One of the most interesting aspects of ephemera is that it provides unwitting historical evidence, as shown by a small menu from the Copeland Hotel in Topeka, Kansas in 1883. It was the same year Emma Lazarus captured the nation’s welcoming spirit in her poem that included the famous line: “Give me your tired, your poor / Your huddled masses yearning to breathe free...” Although there is a dish on the menu that alludes to this American ideal, the railroad timetable on the back reflects the harsh realities of a time when masses of dispossessed people were migrating through the United States.
Topeka was then a town of about 20,000, centrally situated on two major railroad lines—the Union Pacific and the Atchison, Topeka, and Santa Fe. (Only a few years earlier, restaurateur Fred Harvey opened his first eatery above the ATSF depot.) According to the timetable below, passengers were given twenty minutes to bolt down a meal before getting back on the train. This railroad schedule also includes the so-called “emigrant trains” that carried newly-arrived immigrants to the West. Although the numbers arriving from Germany and the Nordic countries had peaked by the early 1880s, a new wave of immigrants was now arriving from eastern and southern Europe.

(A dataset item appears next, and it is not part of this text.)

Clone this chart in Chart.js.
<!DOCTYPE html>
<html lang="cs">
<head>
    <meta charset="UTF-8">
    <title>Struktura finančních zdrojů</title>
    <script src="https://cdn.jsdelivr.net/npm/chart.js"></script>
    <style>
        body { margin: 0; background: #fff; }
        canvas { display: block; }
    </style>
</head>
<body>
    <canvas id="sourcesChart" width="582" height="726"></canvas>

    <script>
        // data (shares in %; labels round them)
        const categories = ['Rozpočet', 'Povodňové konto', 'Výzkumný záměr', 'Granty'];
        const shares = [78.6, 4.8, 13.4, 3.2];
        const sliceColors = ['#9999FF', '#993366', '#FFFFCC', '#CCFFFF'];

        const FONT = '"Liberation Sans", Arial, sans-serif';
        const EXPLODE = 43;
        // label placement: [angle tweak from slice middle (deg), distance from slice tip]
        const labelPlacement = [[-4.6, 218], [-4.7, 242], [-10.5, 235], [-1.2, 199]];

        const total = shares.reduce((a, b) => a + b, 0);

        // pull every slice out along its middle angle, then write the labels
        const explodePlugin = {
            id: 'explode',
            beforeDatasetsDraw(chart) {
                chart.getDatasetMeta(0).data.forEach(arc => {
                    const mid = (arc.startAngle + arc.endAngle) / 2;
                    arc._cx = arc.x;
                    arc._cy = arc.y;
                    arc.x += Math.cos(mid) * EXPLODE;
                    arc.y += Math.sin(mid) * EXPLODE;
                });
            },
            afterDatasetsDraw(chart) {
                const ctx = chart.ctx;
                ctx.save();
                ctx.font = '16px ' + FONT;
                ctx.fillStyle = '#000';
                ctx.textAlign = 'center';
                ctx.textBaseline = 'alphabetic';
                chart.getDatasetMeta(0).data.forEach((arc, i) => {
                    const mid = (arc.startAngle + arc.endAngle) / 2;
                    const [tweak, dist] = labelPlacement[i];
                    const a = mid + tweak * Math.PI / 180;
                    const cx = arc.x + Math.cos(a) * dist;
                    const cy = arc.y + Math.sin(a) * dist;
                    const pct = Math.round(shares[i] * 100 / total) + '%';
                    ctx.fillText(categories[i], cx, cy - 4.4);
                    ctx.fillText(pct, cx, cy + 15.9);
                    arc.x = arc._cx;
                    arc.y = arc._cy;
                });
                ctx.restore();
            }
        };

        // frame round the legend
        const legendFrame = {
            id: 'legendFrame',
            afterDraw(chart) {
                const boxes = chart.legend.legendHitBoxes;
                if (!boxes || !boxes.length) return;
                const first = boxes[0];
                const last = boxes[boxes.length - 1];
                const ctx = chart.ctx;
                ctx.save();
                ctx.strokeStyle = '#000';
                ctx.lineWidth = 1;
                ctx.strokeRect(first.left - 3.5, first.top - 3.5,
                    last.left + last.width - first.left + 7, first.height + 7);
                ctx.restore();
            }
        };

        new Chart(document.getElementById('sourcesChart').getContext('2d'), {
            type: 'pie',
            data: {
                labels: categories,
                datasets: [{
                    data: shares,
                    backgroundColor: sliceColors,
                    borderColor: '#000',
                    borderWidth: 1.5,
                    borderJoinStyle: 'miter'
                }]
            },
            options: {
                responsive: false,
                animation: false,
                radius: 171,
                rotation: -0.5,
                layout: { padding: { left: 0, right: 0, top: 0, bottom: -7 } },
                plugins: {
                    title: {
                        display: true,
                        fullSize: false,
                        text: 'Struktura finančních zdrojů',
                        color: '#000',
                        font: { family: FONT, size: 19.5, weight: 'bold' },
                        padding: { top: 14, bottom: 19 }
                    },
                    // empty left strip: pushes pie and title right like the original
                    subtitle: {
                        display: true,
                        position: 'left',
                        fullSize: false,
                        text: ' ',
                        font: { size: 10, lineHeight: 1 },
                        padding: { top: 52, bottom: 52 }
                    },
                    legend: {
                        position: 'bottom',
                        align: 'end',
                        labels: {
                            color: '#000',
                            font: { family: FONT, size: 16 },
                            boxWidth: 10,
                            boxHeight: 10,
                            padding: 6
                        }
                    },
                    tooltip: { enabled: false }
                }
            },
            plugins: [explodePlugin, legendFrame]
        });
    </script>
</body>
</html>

The emigrant trains comprised old, worn-out passenger cars, or freight cars temporarily fitted with short wooden benches along the wall. At night, men, women, and children slept on boards laid across benches. (The benches were removed for the trip back East so the compartments could be filled with grain.) The trains were rolling slums where the stagnant air reeked with the smells of food and tobacco. Except for rare acts of kindness, the emigrants were treated rudely by railroad functionaries who refused to answer their anxious queries. At the end of their miserable journey, they were often dropped at a remote siding in a state of confusion and despair. After having traveled on one of these trains in 1879, novelist Robert Louis Stevenson wrote, “Civility is the main comfort you miss. Equality, though very largely conceived in America, does not extend so low as the emigrant.”

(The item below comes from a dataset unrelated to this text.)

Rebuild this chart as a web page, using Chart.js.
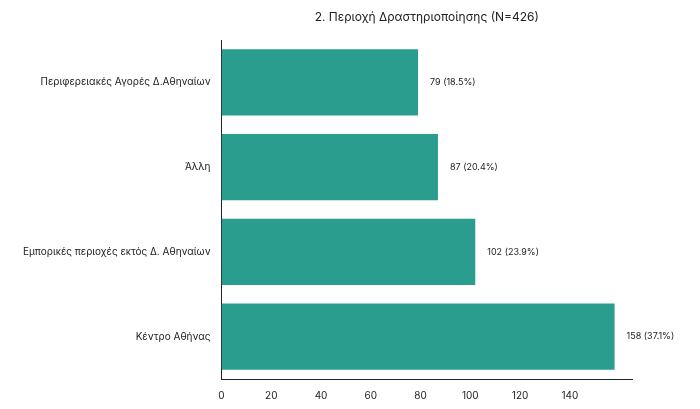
<!DOCTYPE html>
<html><head><meta charset="utf-8">
<script src="https://cdn.jsdelivr.net/npm/chart.js@4"></script>
<style>html,body{margin:0;background:#fff}#wrap{width:700px;height:409px}</style>
</head><body><div id="wrap"><canvas id="c"></canvas></div>
<script>
/* ---- data ---- */
const cats   = ['Περιφερειακές Αγορές Δ.Αθηναίων','Άλλη','Εμπορικές περιοχές εκτός Δ. Αθηναίων','Κέντρο Αθήνας'];
const counts = [79, 87, 102, 158];
const pcts   = ['18.5%','20.4%','23.9%','37.1%'];
const title  = '2. Περιοχή Δραστηριοποίησης (N=426)';

/* ---- value labels + title centred over plot ---- */
const barLabels = {
  id:'barLabels',
  afterDatasetsDraw(ch){
    const ctx = ch.ctx, meta = ch.getDatasetMeta(0), a = ch.chartArea;
    ctx.save();
    ctx.font = '9px Inter, sans-serif';
    ctx.fillStyle = '#222';
    ctx.textBaseline = 'middle';
    meta.data.forEach((b,i)=>ctx.fillText(counts[i]+' ('+pcts[i]+')', b.x+12, b.y));
    ctx.font = '12px Inter, sans-serif';
    ctx.textAlign = 'center';
    ctx.fillText(title, (a.left+a.right)/2, 17);
    ctx.restore();
  }
};

new Chart(document.getElementById('c'),{
  type:'bar',
  data:{labels:cats,datasets:[{data:counts,backgroundColor:'#2a9d8f',categoryPercentage:1,barPercentage:0.78}]},
  options:{
    indexAxis:'y',responsive:true,maintainAspectRatio:false,animation:false,
    layout:{padding:{top:40,right:68,left:20,bottom:4}},
    plugins:{legend:{display:false},tooltip:{enabled:false}},
    scales:{
      x:{min:0,max:165,grid:{display:false},border:{color:'#222'},
         ticks:{stepSize:20,autoSkip:false,color:'#222',font:{family:'Inter',size:10},
                callback:v=>v%20===0&&v<=160?v:''}},
      y:{grid:{display:false},border:{color:'#222'},
         ticks:{color:'#222',font:{family:'Inter',size:10}}}
    }
  },
  plugins:[barLabels]
});
</script></body></html>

Two of the entrées have patriotic names—fillets of veal, à la America and ephiegram (sic) of lamb, à la De Free. The word “epigram” was used to describe a dish that was made by slowly braising lamb cutlets and storing them overnight. The braised cutlets were then cut on the bias into slices, seasoned with salt and pepper, dipped in beaten eggs and bread crumbs, and fried until golden brown.1 However, the meaning of the descriptor “à la De Free” is open to interpretation. It may refer to the “Kansas Exodus,” the mass migration of 50,000 former slaves that began in 1879, when Reconstruction abruptly ended in the South. Seeking to escape poverty and racial violence, these impoverished migrants known as “Exodusters” moved to Midwestern states like Kansas, where they received land grants and found better working conditions. The Kansas Freedman’s Relief Association provided the new arrivals with a little money, temporary shelter, and assistance in resettling. Here was an example of American society trying to establish equality and opportunity for some of its native-born citizens, for it was not only the immigrants from Europe who were yearning to breathe free.
1. An epigram is a simple and witty statement that tends to contradict itself. Similar concept dishes appeared in the seventeenth century, such as veal hocks à l’epigramme in La Varenne’s cookbook Le Cuisinier François. New York Times, 9 April 2009.